Objective »
From the data that follows, report how many lines hold the string "matplotlib", giving only the number.

Exercise input »
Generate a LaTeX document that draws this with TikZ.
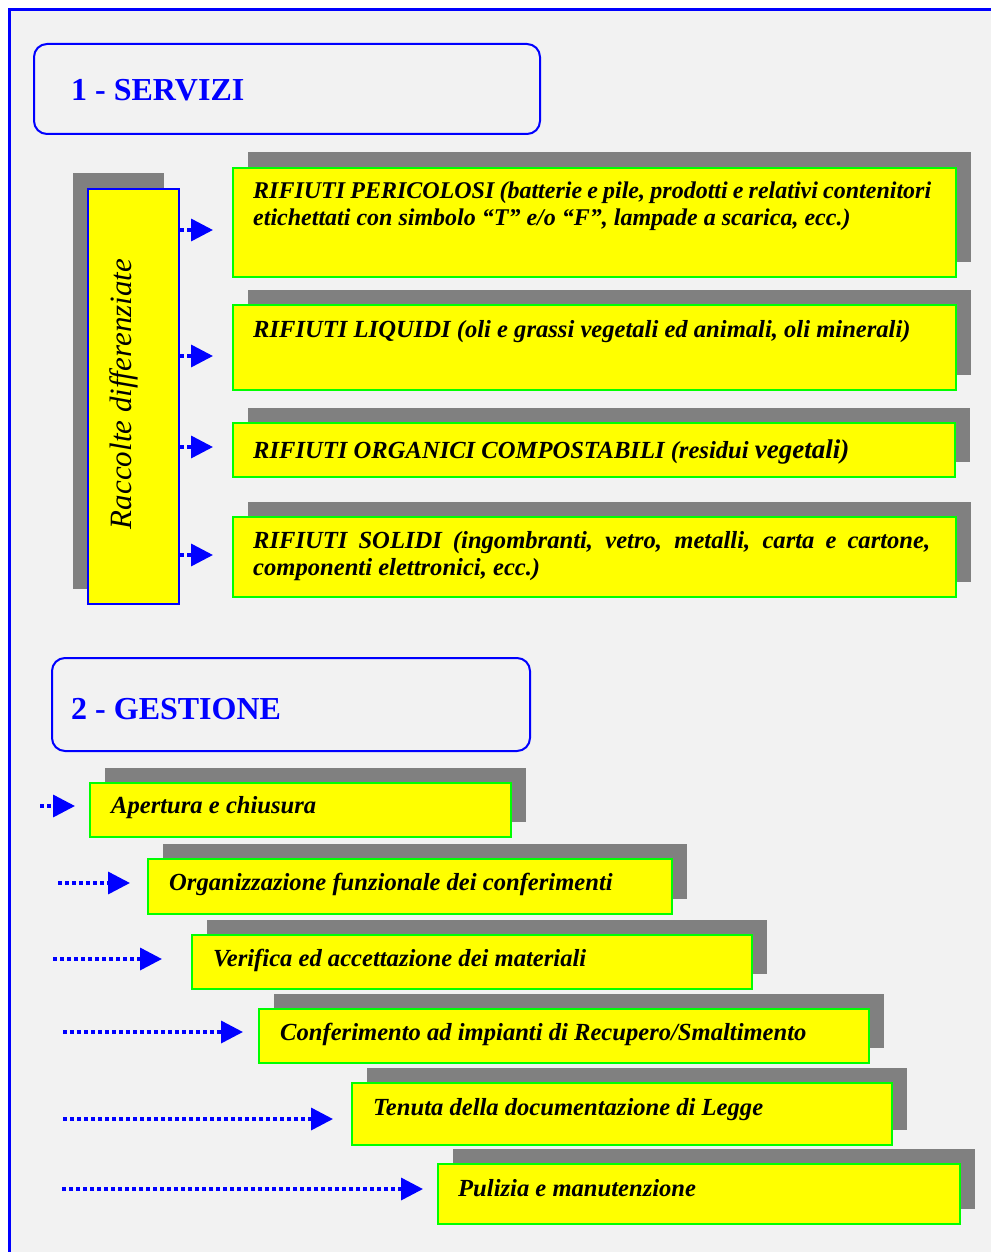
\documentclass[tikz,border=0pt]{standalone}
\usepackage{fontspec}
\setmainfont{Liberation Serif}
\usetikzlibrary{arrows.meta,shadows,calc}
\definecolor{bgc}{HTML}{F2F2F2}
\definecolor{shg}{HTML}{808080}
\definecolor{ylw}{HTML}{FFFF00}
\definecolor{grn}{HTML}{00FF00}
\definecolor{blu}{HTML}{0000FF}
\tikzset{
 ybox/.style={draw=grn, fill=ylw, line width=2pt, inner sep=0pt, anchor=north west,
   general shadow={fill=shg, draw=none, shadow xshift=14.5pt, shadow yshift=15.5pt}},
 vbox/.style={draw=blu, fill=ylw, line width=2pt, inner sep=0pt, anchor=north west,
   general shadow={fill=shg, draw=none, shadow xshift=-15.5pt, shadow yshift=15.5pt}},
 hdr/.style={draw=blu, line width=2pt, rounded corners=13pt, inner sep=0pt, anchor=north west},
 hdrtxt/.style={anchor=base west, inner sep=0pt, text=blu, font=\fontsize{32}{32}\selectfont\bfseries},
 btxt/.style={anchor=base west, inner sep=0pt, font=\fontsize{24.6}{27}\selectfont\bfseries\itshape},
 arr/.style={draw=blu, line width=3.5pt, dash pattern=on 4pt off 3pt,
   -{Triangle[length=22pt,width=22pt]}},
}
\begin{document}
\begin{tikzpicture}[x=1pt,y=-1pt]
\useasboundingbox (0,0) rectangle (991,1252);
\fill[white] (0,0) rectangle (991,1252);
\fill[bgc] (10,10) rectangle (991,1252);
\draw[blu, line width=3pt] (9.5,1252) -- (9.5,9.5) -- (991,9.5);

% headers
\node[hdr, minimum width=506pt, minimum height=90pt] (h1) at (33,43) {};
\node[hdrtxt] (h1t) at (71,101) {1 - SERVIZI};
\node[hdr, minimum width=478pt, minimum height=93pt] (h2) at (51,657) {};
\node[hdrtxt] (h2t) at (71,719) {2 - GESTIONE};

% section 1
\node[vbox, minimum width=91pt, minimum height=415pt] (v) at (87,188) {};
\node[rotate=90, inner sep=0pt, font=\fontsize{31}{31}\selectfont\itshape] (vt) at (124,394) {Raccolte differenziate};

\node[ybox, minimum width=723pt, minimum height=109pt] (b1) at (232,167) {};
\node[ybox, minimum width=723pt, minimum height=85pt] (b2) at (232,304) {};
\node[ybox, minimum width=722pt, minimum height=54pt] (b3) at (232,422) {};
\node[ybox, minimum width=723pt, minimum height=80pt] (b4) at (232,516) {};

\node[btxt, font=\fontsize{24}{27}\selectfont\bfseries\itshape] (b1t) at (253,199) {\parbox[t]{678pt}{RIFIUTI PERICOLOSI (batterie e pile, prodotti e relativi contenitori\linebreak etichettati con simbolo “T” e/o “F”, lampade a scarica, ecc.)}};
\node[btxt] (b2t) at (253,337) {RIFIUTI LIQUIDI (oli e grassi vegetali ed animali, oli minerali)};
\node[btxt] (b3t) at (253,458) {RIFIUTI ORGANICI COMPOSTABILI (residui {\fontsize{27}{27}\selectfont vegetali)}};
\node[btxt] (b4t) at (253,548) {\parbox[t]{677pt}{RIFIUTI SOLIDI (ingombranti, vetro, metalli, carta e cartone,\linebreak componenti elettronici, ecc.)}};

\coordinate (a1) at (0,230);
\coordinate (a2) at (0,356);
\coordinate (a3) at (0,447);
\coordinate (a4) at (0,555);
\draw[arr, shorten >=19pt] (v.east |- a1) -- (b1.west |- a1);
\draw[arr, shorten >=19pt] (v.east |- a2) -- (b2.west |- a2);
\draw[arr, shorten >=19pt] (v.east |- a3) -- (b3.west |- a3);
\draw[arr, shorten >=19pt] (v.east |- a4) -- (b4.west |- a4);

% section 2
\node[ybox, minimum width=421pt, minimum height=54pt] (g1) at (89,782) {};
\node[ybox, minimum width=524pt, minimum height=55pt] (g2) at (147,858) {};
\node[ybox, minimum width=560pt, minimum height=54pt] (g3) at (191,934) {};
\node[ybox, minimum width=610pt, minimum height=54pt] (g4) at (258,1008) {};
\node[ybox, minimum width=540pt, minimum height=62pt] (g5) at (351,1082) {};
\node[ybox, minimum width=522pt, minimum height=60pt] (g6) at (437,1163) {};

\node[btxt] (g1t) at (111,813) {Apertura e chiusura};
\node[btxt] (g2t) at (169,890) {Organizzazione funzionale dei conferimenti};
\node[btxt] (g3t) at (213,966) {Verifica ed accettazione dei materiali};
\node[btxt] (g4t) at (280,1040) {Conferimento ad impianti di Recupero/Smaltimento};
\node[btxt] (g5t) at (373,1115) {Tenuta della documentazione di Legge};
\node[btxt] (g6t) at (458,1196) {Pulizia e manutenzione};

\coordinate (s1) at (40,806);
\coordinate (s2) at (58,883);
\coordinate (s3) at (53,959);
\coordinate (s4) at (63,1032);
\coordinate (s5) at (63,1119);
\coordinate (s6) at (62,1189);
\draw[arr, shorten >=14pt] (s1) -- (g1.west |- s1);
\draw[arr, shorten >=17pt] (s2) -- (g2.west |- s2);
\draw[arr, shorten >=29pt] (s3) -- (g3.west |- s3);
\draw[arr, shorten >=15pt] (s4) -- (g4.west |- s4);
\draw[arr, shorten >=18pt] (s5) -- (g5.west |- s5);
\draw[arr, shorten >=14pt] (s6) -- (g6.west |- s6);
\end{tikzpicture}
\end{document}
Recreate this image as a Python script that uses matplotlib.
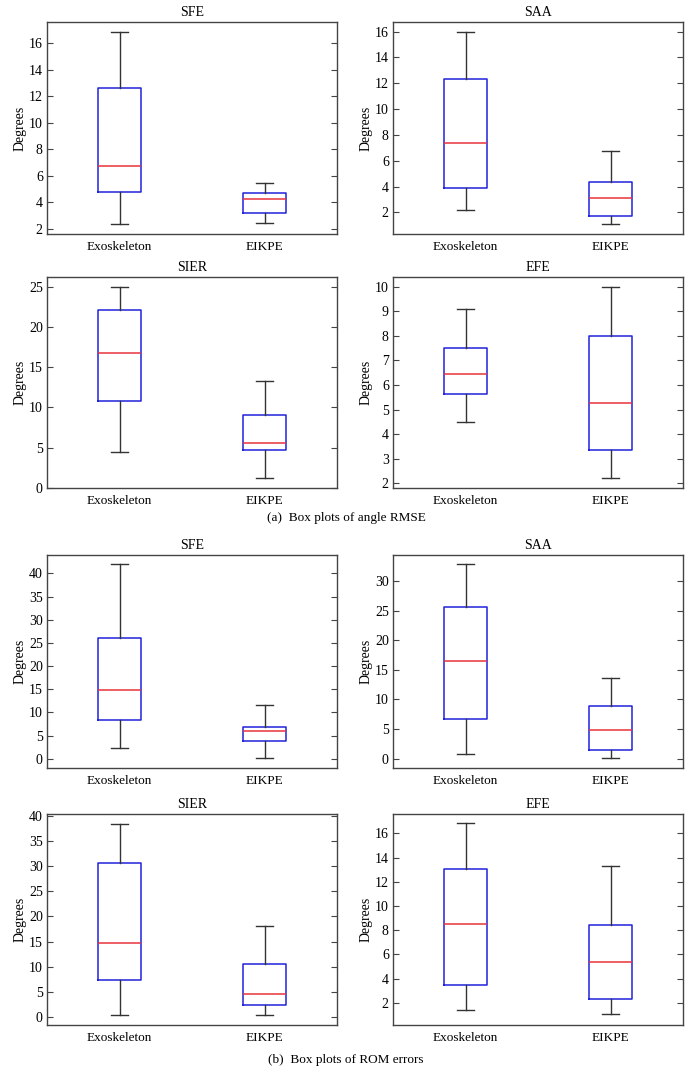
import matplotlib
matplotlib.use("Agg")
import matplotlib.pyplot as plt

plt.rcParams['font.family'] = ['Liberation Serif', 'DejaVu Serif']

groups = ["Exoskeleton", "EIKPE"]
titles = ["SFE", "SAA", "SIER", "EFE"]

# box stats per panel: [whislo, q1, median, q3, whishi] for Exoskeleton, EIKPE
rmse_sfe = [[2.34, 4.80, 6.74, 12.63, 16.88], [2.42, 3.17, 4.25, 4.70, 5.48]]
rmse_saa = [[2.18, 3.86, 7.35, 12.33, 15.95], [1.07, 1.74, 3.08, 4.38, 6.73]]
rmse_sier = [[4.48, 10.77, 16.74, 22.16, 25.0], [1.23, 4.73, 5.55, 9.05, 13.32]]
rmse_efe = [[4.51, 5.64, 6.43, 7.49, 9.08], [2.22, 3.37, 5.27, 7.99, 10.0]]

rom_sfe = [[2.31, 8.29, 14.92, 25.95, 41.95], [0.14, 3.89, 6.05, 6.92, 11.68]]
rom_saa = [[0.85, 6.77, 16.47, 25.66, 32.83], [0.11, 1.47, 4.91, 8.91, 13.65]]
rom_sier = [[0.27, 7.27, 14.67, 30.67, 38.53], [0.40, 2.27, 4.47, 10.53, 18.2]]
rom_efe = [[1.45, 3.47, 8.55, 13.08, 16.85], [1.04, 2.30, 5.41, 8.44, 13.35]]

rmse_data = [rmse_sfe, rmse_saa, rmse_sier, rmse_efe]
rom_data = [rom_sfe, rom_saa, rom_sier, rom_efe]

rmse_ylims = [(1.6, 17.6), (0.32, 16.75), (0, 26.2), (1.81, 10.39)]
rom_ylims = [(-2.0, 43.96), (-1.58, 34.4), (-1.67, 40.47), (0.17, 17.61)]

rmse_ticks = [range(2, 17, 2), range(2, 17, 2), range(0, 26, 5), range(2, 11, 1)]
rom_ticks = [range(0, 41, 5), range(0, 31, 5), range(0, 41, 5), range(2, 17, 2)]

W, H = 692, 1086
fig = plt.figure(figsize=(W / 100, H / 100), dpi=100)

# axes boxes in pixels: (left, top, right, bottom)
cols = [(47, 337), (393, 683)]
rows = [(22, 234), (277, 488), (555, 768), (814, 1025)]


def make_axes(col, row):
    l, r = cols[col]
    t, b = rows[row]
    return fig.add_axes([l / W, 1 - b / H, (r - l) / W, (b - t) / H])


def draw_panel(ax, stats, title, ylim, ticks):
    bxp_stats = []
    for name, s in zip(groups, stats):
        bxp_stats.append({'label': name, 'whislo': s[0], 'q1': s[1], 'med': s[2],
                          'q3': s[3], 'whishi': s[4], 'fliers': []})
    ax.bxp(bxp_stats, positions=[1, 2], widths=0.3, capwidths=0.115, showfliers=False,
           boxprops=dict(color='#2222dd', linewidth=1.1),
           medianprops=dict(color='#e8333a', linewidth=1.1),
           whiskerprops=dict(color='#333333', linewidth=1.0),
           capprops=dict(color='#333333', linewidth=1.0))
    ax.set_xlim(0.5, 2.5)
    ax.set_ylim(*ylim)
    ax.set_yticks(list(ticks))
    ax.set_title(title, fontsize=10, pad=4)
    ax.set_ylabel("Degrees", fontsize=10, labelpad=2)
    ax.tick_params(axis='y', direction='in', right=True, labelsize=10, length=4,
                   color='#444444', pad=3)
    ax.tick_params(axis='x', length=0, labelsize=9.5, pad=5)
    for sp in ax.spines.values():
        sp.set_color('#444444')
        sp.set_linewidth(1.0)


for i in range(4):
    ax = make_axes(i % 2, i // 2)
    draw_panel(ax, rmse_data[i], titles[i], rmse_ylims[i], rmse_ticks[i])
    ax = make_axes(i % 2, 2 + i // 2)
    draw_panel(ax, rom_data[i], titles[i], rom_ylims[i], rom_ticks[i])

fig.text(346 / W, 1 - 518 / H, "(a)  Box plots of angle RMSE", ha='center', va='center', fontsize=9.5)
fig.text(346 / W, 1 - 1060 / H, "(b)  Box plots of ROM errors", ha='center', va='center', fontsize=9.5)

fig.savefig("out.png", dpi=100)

Result of this exercise »
4